We arrived late in the evening on the full moon mid-autumn festival. Mid-autumn festival is traditionally the "children's festival" - or very similar to Halloween.

Children dress up as devils and creatures and run about banging on drums and blowing whistles and carrying star lanterns. Special meals are prepared and candy is shared. In fact, many of the plastic masks and pre-made Spiderman and fairy suits that invade our Walmarts at this time of year have infiltrated the markets for the mid-autumn festival here.

The next morning we started out early in hopes of making our morning meeting, but thanks to some poor signage we wound up on the not-so-well-beaten path. It was quite the scenic route, but it added a good long bit of time to our travels.

Neither the right road or the right vehicle for it.

We're supposed to be on that road - down there!!

So we were late to our meeting and didn't get to meet with the authorities we had hoped to.

So, you might think that we were being punished when we showed up to lunch only to discover that today, grubs are on the menu!

Meals in Bao Lam are always an adventure – this is where the real Vietnamese food comes out on display. Bao Lam boasts a large variety of fresh forest foods, and they are not at all hesitant to include their foreign visitors in the daily specials. So what started with amusement when I admired the crackling paper honey combs of the freshly harvested hives, alive with little wriggling bee larvae soon became our apparent entrée.
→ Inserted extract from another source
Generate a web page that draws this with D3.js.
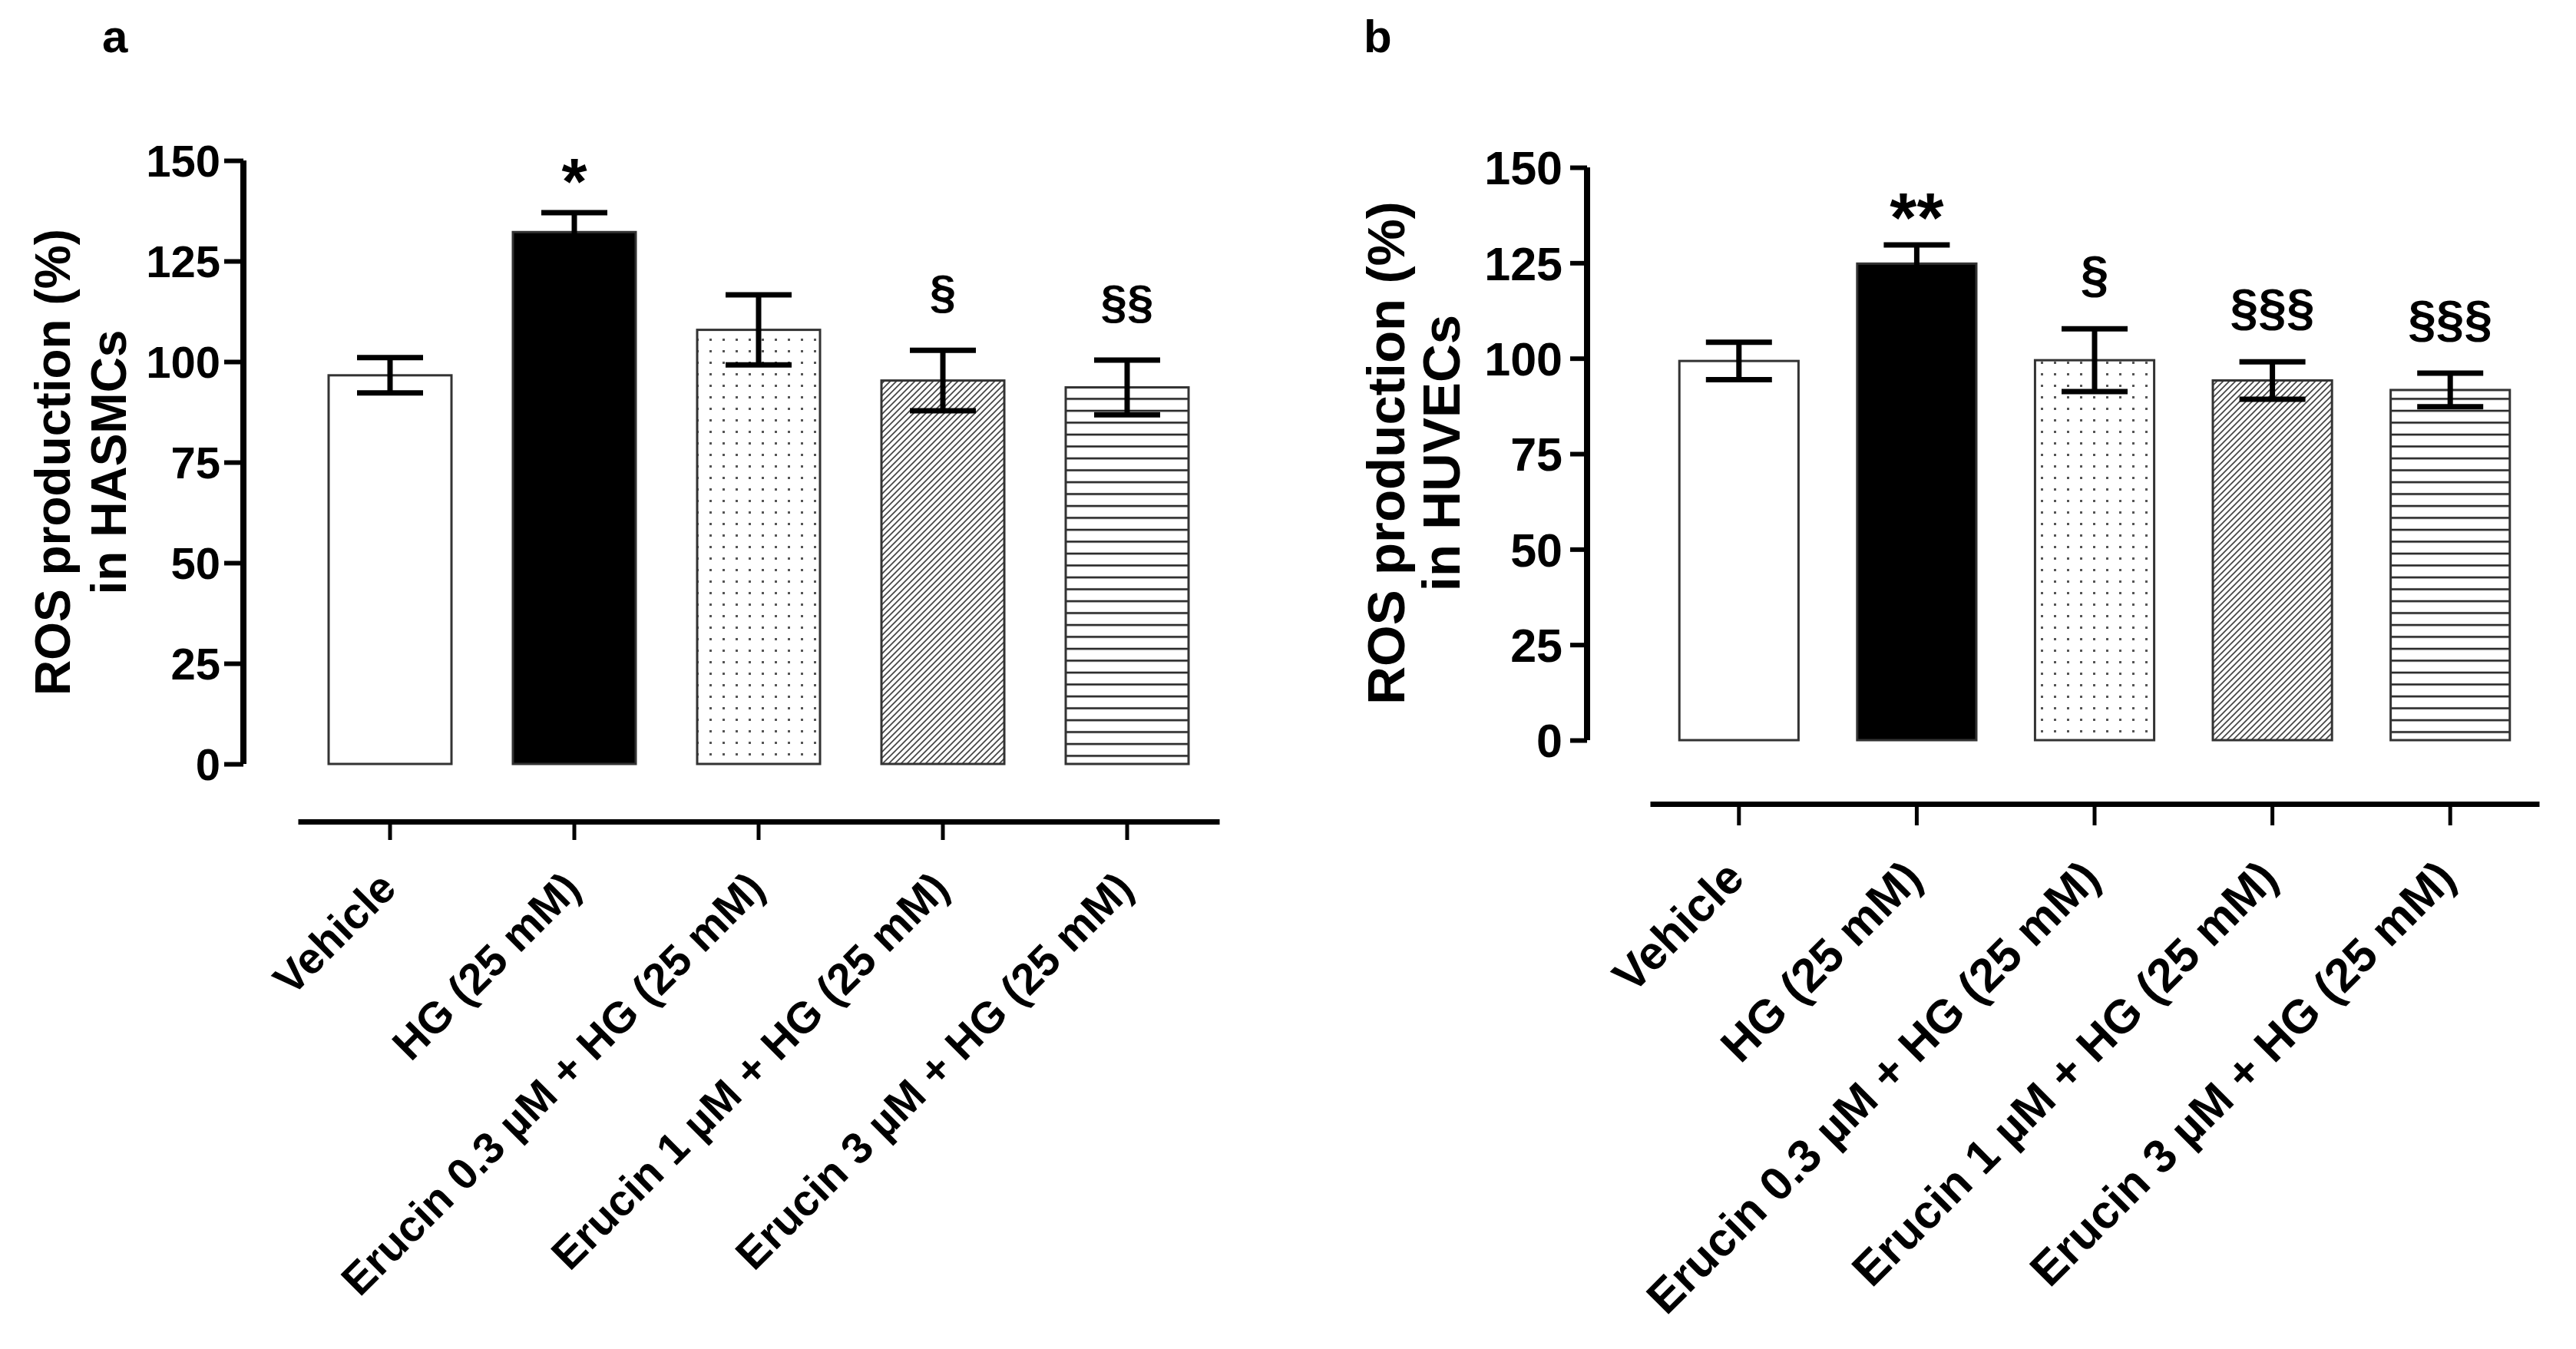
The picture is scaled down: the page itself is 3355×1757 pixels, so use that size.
<!DOCTYPE html>
<html>
<head>
<meta charset="utf-8">
<script src="https://cdn.jsdelivr.net/npm/d3@7"></script>
<style>
  body { margin: 0; background: #fff; }
  text { font-family: "Liberation Sans", Arial, sans-serif; font-weight: bold; fill: #000; }
</style>
</head>
<body>
<div id="chart"></div>
<script>
var categories = ["Vehicle", "HG (25 mM)", "Erucin 0.3 \u00B5M + HG (25 mM)",
                  "Erucin 1 \u00B5M + HG (25 mM)", "Erucin 3 \u00B5M + HG (25 mM)"];
var yTicks = [0, 25, 50, 75, 100, 125, 150];

// panel a - HASMCs
var hasmcMean = [96.6, 132.2, 107.9, 95.3, 93.6];
var hasmcSem  = [4.4, 4.8, 8.7, 7.5, 6.8];
var hasmcMarks = ["", "*", "", "\u00A7", "\u00A7\u00A7"];

// panel b - HUVECs
var huvecMean = [99.3, 124.8, 99.5, 94.2, 91.7];
var huvecSem  = [4.9, 4.9, 8.2, 4.9, 4.4];
var huvecMarks = ["", "**", "\u00A7", "\u00A7\u00A7\u00A7", "\u00A7\u00A7\u00A7"];

var fills = ["#fff", "#000", "url(#dots)", "url(#diag)", "url(#horiz)"];

var W = 3355, H = 1757;
var svg = d3.select("#chart").append("svg")
    .attr("width", W)
    .attr("height", H);

svg.append("rect").attr("width", W).attr("height", H).attr("fill", "#fff");

var defs = svg.append("defs");

var dots = defs.append("pattern").attr("id", "dots")
    .attr("patternUnits", "userSpaceOnUse").attr("width", 17).attr("height", 15);
dots.append("rect").attr("width", 17).attr("height", 15).attr("fill", "#fff");
dots.append("rect").attr("x", 6).attr("y", 6).attr("width", 3).attr("height", 3).attr("fill", "#555");

var diag = defs.append("pattern").attr("id", "diag")
    .attr("patternUnits", "userSpaceOnUse").attr("width", 8).attr("height", 8);
diag.append("rect").attr("width", 8).attr("height", 8).attr("fill", "#fff");
diag.append("path").attr("d", "M-2,2 L2,-2 M0,8 L8,0 M6,10 L10,6")
    .attr("stroke", "#444").attr("stroke-width", 1.7);

var horiz = defs.append("pattern").attr("id", "horiz")
    .attr("patternUnits", "userSpaceOnUse").attr("width", 10).attr("height", 15.5);
horiz.append("rect").attr("width", 10).attr("height", 15.5).attr("fill", "#fff");
horiz.append("line").attr("x1", 0).attr("x2", 10).attr("y1", 8).attr("y2", 8)
    .attr("stroke", "#222").attr("stroke-width", 2.6);

function drawPanel(p) {
  var g = svg.append("g");

  var x = d3.scaleBand()
      .domain(categories)
      .range([p.x0, p.x1])
      .paddingInner(p.padIn)
      .paddingOuter(p.padIn / 2);

  var y = d3.scaleLinear().domain([0, 150]).range([p.yBottom, p.yTop]);

  // panel letter
  g.append("text")
      .attr("x", p.letterX).attr("y", 68)
      .style("font-size", "60px")
      .text(p.letter);

  // y axis
  var yAxis = g.append("g")
      .attr("transform", "translate(" + p.axisX + ",0)")
      .call(d3.axisLeft(y).tickValues(yTicks).tickSize(p.tick).tickPadding(p.tickPad));
  yAxis.select(".domain").attr("d", "M0," + y(0) + "V" + y(150))
      .attr("stroke", "#000").attr("stroke-width", 8);
  yAxis.selectAll(".tick line").attr("stroke", "#000").attr("stroke-width", 6);
  yAxis.selectAll(".tick text")
      .style("font-size", p.tickFont + "px")
      .attr("dy", "0.36em");

  // y title
  var title = g.append("text")
      .attr("transform", "translate(0," + p.titleY + ") rotate(-90)")
      .attr("text-anchor", "middle")
      .style("font-size", p.titleFont + "px");
  title.append("tspan").attr("x", 0).attr("y", p.titleX1).text("ROS production (%)");
  title.append("tspan").attr("x", 0).attr("y", p.titleX2).text(p.cells);

  // bars
  g.selectAll(".bar")
    .data(p.mean)
    .enter().append("rect")
      .attr("class", "bar")
      .attr("x", function(d, i) { return x(categories[i]); })
      .attr("y", function(d) { return y(d); })
      .attr("width", x.bandwidth())
      .attr("height", function(d) { return y(0) - y(d); })
      .attr("fill", function(d, i) { return fills[i]; })
      .attr("stroke", "#333")
      .attr("stroke-width", 3);

  // error bars
  var cap = 43;
  var err = g.selectAll(".err")
    .data(p.mean)
    .enter().append("g")
      .attr("class", "err")
      .attr("transform", function(d, i) { return "translate(" + (x(categories[i]) + x.bandwidth() / 2) + ",0)"; });
  err.append("line")
      .attr("y1", function(d, i) { return y(d - p.sem[i]); })
      .attr("y2", function(d, i) { return y(d + p.sem[i]); })
      .attr("stroke", "#000").attr("stroke-width", 7);
  err.append("line")
      .attr("x1", -cap).attr("x2", cap)
      .attr("y1", function(d, i) { return y(d + p.sem[i]); })
      .attr("y2", function(d, i) { return y(d + p.sem[i]); })
      .attr("stroke", "#000").attr("stroke-width", 7);
  err.append("line")
      .attr("x1", -cap).attr("x2", cap)
      .attr("y1", function(d, i) { return y(d - p.sem[i]); })
      .attr("y2", function(d, i) { return y(d - p.sem[i]); })
      .attr("stroke", "#000").attr("stroke-width", 7);

  // significance marks
  err.append("text")
      .attr("text-anchor", "middle")
      .attr("y", function(d, i) {
        var star = p.marks[i].indexOf("*") >= 0;
        return y(d + p.sem[i]) - (star ? p.starGap : p.sectGap);
      })
      .style("font-size", function(d, i) { return (p.marks[i].indexOf("*") >= 0 ? p.starFont : p.sectFont) + "px"; })
      .text(function(d, i) { return p.marks[i]; });

  // separate category axis below the plot
  var xAxis = g.append("g")
      .attr("transform", "translate(0," + p.xAxisY + ")")
      .call(d3.axisBottom(x).tickSize(p.xTick).tickSizeOuter(0).tickFormat(""));
  xAxis.select(".domain").attr("stroke", "#000").attr("stroke-width", 7);
  xAxis.selectAll(".tick line").attr("stroke", "#000").attr("stroke-width", 5);

  g.selectAll(".xlab")
    .data(categories)
    .enter().append("text")
      .attr("class", "xlab")
      .attr("text-anchor", "end")
      .attr("transform", function(d) {
        return "translate(" + (x(d) + x.bandwidth() / 2 + p.labDx) + "," + (p.xAxisY + p.labDy) + ") rotate(-45)";
      })
      .style("font-size", p.labFont + "px")
      .text(function(d) { return d; });
}

drawPanel({
  letter: "a", letterX: 133, cells: "in HASMCs",
  mean: hasmcMean, sem: hasmcSem, marks: hasmcMarks,
  x0: 388, x1: 1588, padIn: 1 / 3,
  yTop: 209, yBottom: 995, axisX: 317, tick: 25, tickPad: 5, tickFont: 58,
  titleY: 602, titleX1: 91, titleX2: 164, titleFont: 64,
  starGap: 11, sectGap: 55, starFont: 85, sectFont: 62,
  xAxisY: 1070, xTick: 24, labDx: 11, labDy: 90, labFont: 57
});

drawPanel({
  letter: "b", letterX: 1776, cells: "in HUVECs",
  mean: huvecMean, sem: huvecSem, marks: huvecMarks,
  x0: 2149, x1: 3307, padIn: 0.33,
  yTop: 218, yBottom: 964, axisX: 2067, tick: 22, tickPad: 10, tickFont: 61,
  titleY: 590, titleX1: 1829, titleX2: 1901, titleFont: 69,
  starGap: 4, sectGap: 48, starFont: 90, sectFont: 66,
  xAxisY: 1047, xTick: 28, labDx: 10, labDy: 100, labFont: 61
});
</script>
</body>
</html>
Soon the choicest of the thumb-sized wrigglers were sizzling in the wok with bamboo and ginger.

So yes, we ate bee larvae – and a few fully fledged bees. Can’t say it was yum – really it was more wanting for spices than anything else.

I found the whole dish very, very bland and a bit on the simultaneously gooey and grainy side. But I was assured that after eating a whole plate, there was enough protein to make sure you didn’t get hungry again for a good long time. Yeah, I’m pretty sure of that.

After lunch we were off again – to start the 6 hours in to Cao Bang with one stop to visit a highlands market. It was a smallish market, but native enough to be of interest.

Here we had a chance to talk to a few flower H’mong people:

Including a mother and her 22 year-old daughter, mother of 4, the oldest of which is 8 and in the second grade. She was exceptionally well-spoken, although if you had asked me I would’ve put her age at about 16…

The rest of the trip brought us further into ethnic Tây territory, with great valley views and Tây architecture.

And finally through the dark and into Cao Bang itself. Home…but not quite home, at last.

1 comment:

Mom & Dad said...

I'd love to see the land and the people, but I'll bring my own lunch.